What is expected = Leave out the pictures and retype only the lines from the opening line to the line that holds "W, H = 518, 547", both ends included.

Information supplied =

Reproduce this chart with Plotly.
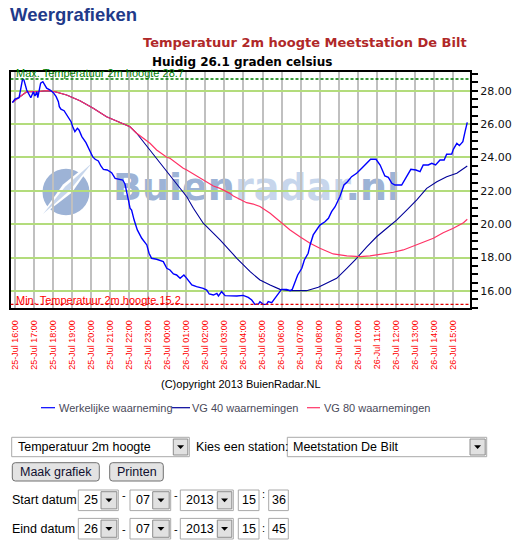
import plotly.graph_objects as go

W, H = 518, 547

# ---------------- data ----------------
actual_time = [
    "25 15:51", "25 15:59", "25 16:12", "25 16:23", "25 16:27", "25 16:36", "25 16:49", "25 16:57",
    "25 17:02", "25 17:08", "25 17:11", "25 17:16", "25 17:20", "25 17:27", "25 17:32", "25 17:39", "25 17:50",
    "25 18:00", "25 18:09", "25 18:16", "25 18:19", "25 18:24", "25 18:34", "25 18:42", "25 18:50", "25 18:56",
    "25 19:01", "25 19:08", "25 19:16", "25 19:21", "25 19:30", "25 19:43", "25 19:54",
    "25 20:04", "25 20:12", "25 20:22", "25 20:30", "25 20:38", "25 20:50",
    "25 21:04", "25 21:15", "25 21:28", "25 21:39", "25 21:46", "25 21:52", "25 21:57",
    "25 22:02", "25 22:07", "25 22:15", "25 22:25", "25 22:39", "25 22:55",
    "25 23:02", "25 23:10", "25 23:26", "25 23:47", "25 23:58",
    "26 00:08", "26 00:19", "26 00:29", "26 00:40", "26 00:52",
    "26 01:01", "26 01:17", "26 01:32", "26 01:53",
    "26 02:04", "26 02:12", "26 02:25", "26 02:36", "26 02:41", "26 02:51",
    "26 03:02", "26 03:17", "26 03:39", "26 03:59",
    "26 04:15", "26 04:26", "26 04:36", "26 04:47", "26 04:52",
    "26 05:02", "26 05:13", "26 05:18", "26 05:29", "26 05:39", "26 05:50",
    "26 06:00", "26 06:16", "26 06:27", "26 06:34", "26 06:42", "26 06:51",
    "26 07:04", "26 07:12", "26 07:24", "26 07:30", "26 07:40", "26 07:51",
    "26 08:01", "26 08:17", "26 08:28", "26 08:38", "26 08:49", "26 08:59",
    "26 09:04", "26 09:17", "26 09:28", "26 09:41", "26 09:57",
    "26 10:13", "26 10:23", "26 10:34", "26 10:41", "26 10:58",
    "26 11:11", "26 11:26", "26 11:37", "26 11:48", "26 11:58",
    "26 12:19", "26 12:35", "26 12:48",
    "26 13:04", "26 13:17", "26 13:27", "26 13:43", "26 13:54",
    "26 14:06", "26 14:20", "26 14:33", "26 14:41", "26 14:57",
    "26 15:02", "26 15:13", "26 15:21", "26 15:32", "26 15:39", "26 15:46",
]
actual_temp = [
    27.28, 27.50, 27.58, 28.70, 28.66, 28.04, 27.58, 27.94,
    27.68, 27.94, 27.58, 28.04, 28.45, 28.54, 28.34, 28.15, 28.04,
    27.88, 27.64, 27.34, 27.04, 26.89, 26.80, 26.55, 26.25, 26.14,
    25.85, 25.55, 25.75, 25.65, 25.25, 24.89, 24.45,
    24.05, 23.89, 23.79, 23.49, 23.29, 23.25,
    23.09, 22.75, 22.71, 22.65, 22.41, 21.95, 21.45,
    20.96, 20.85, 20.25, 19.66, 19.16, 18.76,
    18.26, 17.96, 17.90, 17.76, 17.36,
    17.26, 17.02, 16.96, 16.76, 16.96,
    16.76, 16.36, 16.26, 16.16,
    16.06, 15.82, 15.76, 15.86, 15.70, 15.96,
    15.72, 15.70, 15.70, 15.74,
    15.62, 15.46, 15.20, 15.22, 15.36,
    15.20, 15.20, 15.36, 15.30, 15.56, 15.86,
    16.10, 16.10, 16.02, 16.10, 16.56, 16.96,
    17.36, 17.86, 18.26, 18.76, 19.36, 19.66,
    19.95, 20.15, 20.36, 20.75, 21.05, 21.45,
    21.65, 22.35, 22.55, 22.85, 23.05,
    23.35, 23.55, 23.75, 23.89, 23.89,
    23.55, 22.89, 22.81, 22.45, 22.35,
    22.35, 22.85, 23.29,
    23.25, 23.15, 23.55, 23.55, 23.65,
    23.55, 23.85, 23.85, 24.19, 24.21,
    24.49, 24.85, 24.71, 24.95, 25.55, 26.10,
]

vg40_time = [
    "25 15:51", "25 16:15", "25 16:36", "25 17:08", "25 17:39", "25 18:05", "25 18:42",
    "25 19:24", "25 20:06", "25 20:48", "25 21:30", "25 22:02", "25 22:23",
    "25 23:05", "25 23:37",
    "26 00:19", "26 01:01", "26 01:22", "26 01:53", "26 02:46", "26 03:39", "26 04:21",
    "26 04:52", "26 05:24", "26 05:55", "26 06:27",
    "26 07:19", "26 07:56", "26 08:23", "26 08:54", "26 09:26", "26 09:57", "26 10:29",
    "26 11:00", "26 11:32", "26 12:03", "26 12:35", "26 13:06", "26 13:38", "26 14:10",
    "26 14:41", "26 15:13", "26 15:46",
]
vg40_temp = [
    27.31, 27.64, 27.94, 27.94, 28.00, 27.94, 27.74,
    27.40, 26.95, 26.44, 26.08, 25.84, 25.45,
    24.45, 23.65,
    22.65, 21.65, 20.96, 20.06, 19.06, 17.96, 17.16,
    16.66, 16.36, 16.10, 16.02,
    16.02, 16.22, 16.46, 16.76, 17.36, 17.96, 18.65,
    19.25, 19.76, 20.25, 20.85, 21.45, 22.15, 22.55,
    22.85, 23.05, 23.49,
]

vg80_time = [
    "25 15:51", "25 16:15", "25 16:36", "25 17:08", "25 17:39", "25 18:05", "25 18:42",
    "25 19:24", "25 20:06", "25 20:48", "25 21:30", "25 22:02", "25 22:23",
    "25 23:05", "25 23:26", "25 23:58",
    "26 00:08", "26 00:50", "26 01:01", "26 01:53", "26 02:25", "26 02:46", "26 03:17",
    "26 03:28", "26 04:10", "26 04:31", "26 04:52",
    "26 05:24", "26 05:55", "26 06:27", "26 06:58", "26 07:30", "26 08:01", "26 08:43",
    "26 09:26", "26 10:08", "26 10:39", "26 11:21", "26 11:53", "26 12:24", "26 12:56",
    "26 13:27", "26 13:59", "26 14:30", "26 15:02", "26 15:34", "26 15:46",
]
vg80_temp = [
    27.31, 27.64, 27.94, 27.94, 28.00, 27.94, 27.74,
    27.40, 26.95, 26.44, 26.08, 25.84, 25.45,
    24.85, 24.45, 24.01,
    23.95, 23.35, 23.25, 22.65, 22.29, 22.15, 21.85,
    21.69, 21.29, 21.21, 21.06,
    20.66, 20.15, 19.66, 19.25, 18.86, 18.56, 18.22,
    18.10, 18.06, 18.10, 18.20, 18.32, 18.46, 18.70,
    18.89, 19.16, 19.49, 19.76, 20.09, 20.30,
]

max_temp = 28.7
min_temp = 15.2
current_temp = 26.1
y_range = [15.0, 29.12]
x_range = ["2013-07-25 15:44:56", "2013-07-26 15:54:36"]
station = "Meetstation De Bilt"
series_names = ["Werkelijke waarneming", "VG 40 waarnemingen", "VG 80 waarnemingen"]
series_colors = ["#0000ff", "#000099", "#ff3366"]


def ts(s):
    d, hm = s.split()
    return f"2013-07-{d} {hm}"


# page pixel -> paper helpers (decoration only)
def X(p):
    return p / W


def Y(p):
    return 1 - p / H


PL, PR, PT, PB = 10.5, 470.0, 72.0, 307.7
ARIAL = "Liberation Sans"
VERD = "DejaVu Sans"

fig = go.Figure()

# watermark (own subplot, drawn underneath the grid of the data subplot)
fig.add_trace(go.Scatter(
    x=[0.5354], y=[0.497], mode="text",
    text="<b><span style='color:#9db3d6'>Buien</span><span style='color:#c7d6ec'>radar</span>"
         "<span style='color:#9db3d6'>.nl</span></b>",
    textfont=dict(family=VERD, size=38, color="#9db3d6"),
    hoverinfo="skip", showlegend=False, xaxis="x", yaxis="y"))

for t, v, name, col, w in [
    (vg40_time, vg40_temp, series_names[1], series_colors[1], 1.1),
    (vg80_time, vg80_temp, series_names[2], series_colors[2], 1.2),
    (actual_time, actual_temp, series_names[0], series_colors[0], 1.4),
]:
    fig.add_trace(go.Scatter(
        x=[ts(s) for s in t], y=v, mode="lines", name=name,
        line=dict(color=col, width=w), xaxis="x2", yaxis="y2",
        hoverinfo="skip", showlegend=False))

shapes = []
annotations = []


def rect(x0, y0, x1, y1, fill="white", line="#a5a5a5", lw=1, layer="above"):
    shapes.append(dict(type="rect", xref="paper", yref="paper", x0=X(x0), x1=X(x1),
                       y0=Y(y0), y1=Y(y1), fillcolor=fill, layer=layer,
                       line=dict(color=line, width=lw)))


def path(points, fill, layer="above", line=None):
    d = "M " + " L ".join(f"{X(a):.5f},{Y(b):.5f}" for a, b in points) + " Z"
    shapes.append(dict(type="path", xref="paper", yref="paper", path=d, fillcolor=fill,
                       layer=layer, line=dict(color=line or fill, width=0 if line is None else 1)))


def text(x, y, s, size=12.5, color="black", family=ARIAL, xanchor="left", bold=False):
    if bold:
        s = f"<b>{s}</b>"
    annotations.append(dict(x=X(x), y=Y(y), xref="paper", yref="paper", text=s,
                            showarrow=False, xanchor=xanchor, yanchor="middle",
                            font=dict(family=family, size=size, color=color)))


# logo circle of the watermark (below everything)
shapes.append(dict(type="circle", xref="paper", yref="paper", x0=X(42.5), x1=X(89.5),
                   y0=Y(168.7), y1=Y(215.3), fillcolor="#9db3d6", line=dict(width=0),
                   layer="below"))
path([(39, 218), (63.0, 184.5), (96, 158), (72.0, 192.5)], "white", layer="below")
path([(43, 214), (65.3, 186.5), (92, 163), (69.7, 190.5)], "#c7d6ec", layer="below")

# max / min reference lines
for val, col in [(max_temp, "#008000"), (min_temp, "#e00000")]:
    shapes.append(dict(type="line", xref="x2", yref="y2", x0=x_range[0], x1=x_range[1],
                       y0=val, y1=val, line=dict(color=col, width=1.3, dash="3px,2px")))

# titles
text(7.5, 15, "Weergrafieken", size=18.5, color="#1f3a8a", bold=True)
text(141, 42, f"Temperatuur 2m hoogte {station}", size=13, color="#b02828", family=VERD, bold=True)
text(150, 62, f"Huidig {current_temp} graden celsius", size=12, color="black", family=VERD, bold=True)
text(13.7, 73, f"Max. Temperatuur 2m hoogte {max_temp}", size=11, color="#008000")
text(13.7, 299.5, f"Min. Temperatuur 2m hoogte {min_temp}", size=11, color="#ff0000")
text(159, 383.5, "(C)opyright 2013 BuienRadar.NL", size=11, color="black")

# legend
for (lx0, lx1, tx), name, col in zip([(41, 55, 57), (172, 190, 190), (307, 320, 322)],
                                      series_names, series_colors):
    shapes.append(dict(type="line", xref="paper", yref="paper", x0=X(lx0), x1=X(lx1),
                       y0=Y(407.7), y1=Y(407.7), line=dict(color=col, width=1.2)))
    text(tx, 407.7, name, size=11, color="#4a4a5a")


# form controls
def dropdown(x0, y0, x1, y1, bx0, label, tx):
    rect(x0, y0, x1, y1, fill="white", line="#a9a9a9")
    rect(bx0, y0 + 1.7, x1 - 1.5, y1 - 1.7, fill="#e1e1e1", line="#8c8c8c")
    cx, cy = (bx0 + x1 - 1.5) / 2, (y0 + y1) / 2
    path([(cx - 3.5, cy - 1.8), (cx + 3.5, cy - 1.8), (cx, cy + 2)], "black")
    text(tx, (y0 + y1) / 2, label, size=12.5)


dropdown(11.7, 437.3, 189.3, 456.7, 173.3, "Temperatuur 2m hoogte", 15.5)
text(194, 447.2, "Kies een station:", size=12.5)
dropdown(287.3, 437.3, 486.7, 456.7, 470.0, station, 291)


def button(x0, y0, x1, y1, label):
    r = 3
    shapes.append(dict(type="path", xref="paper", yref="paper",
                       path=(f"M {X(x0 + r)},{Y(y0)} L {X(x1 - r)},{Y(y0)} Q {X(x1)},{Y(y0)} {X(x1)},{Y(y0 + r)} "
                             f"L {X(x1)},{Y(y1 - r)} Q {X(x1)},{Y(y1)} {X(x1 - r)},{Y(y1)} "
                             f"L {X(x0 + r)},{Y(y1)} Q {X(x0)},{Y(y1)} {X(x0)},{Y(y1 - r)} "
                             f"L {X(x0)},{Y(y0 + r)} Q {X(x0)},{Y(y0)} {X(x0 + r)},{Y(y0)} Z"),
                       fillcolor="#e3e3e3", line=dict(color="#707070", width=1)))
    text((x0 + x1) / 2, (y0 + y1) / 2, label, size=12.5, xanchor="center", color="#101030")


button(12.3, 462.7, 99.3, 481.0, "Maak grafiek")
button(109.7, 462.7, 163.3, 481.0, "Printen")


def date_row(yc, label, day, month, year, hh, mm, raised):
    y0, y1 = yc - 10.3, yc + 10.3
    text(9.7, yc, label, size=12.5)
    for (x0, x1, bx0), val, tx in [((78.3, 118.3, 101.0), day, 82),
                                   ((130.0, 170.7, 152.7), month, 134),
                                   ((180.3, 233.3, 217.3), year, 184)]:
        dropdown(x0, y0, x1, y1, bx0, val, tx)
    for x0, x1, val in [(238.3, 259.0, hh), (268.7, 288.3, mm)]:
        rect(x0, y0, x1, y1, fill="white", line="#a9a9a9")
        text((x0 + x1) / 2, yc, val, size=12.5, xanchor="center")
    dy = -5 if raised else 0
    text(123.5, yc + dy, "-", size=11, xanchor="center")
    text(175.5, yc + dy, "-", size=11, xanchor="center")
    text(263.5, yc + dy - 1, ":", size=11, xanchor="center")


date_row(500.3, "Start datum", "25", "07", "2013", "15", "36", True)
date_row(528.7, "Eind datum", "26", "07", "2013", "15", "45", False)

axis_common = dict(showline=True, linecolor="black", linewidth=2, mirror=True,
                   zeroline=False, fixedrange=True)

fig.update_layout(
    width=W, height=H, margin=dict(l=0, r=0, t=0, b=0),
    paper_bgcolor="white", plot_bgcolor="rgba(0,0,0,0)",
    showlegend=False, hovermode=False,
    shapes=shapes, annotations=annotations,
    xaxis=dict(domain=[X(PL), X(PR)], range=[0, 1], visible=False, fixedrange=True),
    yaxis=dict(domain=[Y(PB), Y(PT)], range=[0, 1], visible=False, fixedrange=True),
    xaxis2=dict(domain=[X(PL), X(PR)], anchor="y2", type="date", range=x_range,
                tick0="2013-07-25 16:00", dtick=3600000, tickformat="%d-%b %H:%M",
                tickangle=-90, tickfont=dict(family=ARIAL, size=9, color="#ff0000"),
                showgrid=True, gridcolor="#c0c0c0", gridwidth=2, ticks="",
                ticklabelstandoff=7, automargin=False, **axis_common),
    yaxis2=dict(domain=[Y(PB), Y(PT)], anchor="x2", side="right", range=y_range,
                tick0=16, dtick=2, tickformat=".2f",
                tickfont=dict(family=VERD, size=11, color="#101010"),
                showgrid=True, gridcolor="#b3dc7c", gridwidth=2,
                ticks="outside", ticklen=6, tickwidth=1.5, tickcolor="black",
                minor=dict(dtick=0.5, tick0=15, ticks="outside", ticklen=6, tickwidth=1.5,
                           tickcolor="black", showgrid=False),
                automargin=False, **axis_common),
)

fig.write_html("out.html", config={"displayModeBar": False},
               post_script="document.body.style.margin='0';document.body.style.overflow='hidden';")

Answer for this exercise =
Reproduce this chart with Plotly.
import plotly.graph_objects as go

W, H = 518, 547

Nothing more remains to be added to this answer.